The CST-100 also has a weld-free design, modern structures and upgraded thermal protection techniques. Boeing said its spun-formed shell reduces the overall mass of the spacecraft as well as the time it takes to build the crew capsule.

“The astronauts always enjoy getting out and looking at the vehicles and sharing their experiences with these commercial providers,” said Kathy Lueders, deputy manager of NASA’s Commercial Crew Program (CCP). “I’m really a looking forward to the day when we will be bringing our Expedition crew members home and I won’t need a passport or a visa to go to the landing site and greet them as they come off the vehicle.”

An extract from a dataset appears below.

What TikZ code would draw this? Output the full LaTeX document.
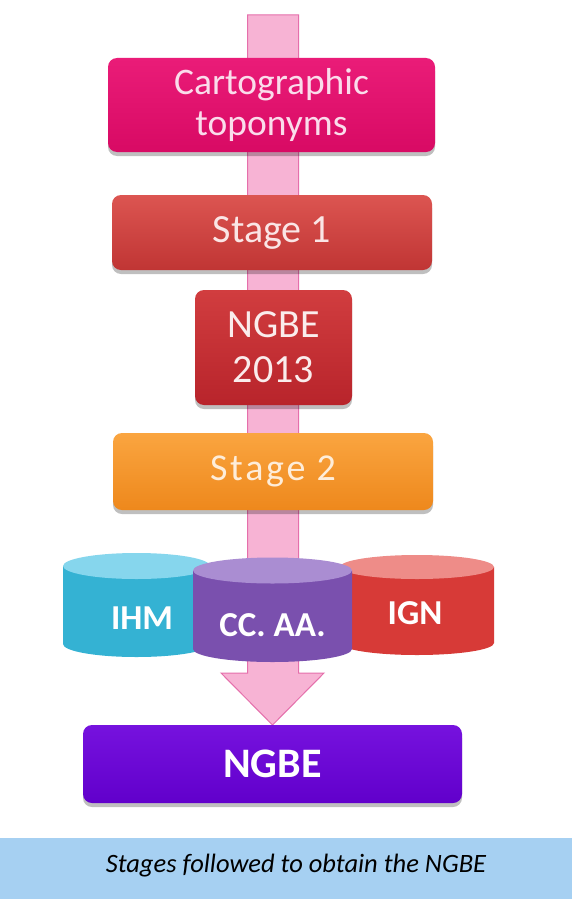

Boeing is one of three companies working with NASA’s CCP to develop a new crew transportation system in order to make human spaceflight services available on American soil again. SpaceX is another company in the mix developing a future crew capsule. That company became the first to send a resupply capsule to the International Space Station (ISS).

Currently, the Dragon capsule is made to resupply the space station, but SpaceX is working on converting the capsule into a crew vessel. The company said, a few weeks ago, that it recently completed two milestone reviews needed to get its spacecraft ready for human flight.